Patchwork [remotefilelog-ext,getfile-errors] getfile: add error reporting to getfile method

login
register
mail settings
Submitter Augie Fackler
Date Aug. 4, 2015, 7:35 p.m.
Message ID <77e2a6bed76ff7bf337b.1438716940@arthedain.pit.corp.google.com>
Download mbox | patch
Permalink /patch/10104/
State Accepted
Headers show

Comments

Augie Fackler - Aug. 4, 2015, 7:35 p.m.
# HG changeset patch
# User Augie Fackler <augie@google.com>
# Date 1438714793 14400
#      Tue Aug 04 14:59:53 2015 -0400
# Node ID 77e2a6bed76ff7bf337b40f8e02b723d3a3d328f
# Parent  73bc61b89e758824232c8eddd3ecdf0ae2b2880d
getfile: add error reporting to getfile method

Without this, the only way to report a failure of a file load in a
batched set of getfile requests is to fail the entire batch, which is
potentially painful. Instead, add our own error reporting in-band
which the client can then detect and raise.

I'm not completely happy with the somewhat adhoc error reporting here,
but we expect our server to have at least one additional error ("not
allowed to see file contents") which will require some special
handling on our end, so we need some level of flexibility in the error
reporting protocol so we can extend it later. Sigh.

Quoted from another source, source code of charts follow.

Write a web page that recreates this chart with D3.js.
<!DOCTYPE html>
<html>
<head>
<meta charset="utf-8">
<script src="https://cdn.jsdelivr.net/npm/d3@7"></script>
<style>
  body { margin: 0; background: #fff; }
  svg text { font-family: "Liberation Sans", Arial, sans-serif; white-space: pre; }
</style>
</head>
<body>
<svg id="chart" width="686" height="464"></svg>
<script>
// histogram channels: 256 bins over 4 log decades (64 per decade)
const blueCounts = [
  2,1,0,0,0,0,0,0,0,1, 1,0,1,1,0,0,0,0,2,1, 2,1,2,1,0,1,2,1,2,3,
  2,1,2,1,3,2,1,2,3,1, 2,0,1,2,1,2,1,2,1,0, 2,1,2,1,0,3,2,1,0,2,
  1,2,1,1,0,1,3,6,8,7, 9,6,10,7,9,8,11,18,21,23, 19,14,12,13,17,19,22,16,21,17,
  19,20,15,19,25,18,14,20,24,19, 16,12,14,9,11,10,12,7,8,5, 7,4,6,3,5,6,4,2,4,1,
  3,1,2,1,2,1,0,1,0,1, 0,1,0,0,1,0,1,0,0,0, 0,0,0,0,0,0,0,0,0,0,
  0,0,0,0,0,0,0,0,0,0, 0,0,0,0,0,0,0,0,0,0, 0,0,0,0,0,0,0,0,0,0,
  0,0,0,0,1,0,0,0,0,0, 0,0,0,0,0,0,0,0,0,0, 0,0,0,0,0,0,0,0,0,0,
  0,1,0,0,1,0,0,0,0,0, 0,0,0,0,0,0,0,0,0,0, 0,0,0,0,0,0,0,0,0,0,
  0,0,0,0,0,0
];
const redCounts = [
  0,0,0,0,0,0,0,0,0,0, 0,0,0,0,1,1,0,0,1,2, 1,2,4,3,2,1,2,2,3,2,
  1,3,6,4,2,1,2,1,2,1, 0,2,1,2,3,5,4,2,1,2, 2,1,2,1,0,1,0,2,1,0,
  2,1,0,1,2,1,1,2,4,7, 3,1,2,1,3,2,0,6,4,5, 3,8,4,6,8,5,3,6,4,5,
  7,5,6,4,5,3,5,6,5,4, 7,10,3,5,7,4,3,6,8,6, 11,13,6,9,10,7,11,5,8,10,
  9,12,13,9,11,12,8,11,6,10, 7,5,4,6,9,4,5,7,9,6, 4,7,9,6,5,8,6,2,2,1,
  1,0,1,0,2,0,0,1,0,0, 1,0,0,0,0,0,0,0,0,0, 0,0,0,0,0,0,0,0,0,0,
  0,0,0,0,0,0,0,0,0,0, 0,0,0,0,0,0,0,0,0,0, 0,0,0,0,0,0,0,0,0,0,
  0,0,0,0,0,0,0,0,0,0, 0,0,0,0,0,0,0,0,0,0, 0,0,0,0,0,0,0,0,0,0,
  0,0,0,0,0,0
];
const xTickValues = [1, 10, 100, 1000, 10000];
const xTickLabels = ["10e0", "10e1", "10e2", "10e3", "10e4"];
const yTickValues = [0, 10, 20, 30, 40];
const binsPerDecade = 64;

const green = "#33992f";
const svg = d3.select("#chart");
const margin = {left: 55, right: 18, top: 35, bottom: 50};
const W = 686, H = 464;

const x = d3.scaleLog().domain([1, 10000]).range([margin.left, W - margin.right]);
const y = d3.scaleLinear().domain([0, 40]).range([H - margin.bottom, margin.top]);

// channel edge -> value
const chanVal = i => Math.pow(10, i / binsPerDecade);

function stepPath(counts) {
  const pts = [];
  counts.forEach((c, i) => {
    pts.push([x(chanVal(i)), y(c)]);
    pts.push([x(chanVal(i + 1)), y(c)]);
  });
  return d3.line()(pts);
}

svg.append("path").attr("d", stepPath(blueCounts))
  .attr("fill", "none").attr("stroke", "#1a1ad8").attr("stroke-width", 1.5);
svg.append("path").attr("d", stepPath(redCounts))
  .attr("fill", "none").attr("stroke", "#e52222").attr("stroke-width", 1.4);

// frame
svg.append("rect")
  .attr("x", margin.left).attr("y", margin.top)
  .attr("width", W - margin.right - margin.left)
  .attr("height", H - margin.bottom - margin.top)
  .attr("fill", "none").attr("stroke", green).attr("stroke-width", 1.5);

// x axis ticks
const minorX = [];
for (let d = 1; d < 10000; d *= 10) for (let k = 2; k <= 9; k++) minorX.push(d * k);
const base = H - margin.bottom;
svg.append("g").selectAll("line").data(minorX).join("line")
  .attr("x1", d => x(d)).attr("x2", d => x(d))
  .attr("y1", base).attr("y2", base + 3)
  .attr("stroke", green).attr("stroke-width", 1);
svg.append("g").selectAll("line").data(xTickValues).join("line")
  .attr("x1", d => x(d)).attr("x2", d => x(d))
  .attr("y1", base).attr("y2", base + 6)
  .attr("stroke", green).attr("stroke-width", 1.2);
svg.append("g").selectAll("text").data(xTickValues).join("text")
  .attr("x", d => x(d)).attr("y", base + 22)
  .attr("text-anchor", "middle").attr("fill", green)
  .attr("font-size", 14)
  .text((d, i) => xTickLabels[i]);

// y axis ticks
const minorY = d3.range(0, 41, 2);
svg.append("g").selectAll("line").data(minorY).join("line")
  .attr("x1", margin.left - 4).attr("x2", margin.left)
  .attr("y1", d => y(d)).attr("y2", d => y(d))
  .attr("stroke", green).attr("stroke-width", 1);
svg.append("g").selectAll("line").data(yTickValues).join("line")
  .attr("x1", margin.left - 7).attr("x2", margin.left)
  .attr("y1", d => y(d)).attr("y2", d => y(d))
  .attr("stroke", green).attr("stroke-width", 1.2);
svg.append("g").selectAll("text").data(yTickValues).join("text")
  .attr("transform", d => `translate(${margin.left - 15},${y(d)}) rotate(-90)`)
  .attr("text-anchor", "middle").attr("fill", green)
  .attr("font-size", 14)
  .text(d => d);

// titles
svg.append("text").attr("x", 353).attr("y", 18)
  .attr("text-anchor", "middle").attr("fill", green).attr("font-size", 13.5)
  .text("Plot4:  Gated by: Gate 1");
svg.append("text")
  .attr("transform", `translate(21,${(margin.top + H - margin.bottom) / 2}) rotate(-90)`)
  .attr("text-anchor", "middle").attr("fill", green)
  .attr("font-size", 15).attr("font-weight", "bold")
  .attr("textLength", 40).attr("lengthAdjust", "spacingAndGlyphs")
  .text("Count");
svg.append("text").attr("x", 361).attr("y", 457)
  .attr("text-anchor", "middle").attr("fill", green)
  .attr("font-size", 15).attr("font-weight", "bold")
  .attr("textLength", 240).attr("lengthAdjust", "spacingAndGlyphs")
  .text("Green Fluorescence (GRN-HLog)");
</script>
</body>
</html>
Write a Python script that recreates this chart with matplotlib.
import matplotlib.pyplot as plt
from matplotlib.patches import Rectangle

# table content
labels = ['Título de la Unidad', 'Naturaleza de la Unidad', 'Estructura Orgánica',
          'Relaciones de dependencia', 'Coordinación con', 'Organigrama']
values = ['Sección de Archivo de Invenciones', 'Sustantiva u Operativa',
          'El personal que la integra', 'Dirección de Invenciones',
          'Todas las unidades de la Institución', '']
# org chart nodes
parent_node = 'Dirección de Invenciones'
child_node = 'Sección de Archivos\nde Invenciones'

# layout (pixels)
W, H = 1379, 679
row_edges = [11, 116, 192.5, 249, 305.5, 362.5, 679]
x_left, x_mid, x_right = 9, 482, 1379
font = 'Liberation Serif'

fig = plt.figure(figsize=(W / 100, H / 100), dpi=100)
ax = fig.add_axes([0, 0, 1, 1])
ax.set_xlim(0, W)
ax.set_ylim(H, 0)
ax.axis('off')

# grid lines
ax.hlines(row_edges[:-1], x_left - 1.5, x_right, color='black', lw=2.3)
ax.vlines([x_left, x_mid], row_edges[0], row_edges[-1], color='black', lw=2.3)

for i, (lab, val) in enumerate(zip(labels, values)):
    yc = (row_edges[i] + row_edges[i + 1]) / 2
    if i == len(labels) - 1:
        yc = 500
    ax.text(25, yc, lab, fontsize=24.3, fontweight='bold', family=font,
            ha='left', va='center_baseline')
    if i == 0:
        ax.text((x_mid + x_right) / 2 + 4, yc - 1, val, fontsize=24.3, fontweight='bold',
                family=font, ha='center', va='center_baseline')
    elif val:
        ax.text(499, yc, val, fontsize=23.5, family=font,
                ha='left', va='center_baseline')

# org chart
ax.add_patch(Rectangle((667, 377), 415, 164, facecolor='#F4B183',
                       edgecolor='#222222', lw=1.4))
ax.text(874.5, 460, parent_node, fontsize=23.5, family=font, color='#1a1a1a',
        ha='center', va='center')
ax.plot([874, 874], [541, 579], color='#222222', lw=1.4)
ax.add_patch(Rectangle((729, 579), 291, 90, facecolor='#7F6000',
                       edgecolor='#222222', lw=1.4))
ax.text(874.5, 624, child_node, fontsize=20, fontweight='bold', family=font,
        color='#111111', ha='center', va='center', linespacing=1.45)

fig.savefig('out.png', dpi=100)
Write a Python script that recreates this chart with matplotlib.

Open question: should we reserve some range of error codes so that
it's easy for strange custom servers to have related monkeypatches to
client code for custom handling of unforseen-by-remotefilelog
conditions?

I couldn't figure out how to actually get the client to try loading
file contents over http in the test, but the get-with-headers test at
least proves that the server responses look the way I expect.
Durham Goode - Aug. 6, 2015, 10:09 p.m.
On 8/4/15 12:35 PM, Augie Fackler wrote:
> # HG changeset patch
> # User Augie Fackler <augie@google.com>
> # Date 1438714793 14400
> #      Tue Aug 04 14:59:53 2015 -0400
> # Node ID 77e2a6bed76ff7bf337b40f8e02b723d3a3d328f
> # Parent  73bc61b89e758824232c8eddd3ecdf0ae2b2880d
> getfile: add error reporting to getfile method
>
> Without this, the only way to report a failure of a file load in a
> batched set of getfile requests is to fail the entire batch, which is
> potentially painful. Instead, add our own error reporting in-band
> which the client can then detect and raise.
>
> I'm not completely happy with the somewhat adhoc error reporting here,
> but we expect our server to have at least one additional error ("not
> allowed to see file contents") which will require some special
> handling on our end, so we need some level of flexibility in the error
> reporting protocol so we can extend it later. Sigh.
>
> Open question: should we reserve some range of error codes so that
> it's easy for strange custom servers to have related monkeypatches to
> client code for custom handling of unforseen-by-remotefilelog
> conditions?
>
> I couldn't figure out how to actually get the client to try loading
> file contents over http in the test, but the get-with-headers test at
> least proves that the server responses look the way I expect.
Generally looks good.  I'll add a doc comment documenting the protocol 
and I'll queue it.  Any reason you chose the <stringint>\0<data> 
protocol instead of <binaryint><data>?
Augie Fackler - Aug. 7, 2015, 3:54 a.m.
> On Aug 6, 2015, at 6:09 PM, Durham Goode <durham@fb.com> wrote:
> 
> 
> 
> On 8/4/15 12:35 PM, Augie Fackler wrote:
>> # HG changeset patch
>> # User Augie Fackler <augie@google.com>
>> # Date 1438714793 14400
>> #      Tue Aug 04 14:59:53 2015 -0400
>> # Node ID 77e2a6bed76ff7bf337b40f8e02b723d3a3d328f
>> # Parent  73bc61b89e758824232c8eddd3ecdf0ae2b2880d
>> getfile: add error reporting to getfile method
>> 
>> Without this, the only way to report a failure of a file load in a
>> batched set of getfile requests is to fail the entire batch, which is
>> potentially painful. Instead, add our own error reporting in-band
>> which the client can then detect and raise.
>> 
>> I'm not completely happy with the somewhat adhoc error reporting here,
>> but we expect our server to have at least one additional error ("not
>> allowed to see file contents") which will require some special
>> handling on our end, so we need some level of flexibility in the error
>> reporting protocol so we can extend it later. Sigh.
>> 
>> Open question: should we reserve some range of error codes so that
>> it's easy for strange custom servers to have related monkeypatches to
>> client code for custom handling of unforseen-by-remotefilelog
>> conditions?
>> 
>> I couldn't figure out how to actually get the client to try loading
>> file contents over http in the test, but the get-with-headers test at
>> least proves that the server responses look the way I expect.
> Generally looks good.  I'll add a doc comment documenting the protocol and I'll queue it.  Any reason you chose the <stringint>\0<data> protocol instead of <binaryint><data>?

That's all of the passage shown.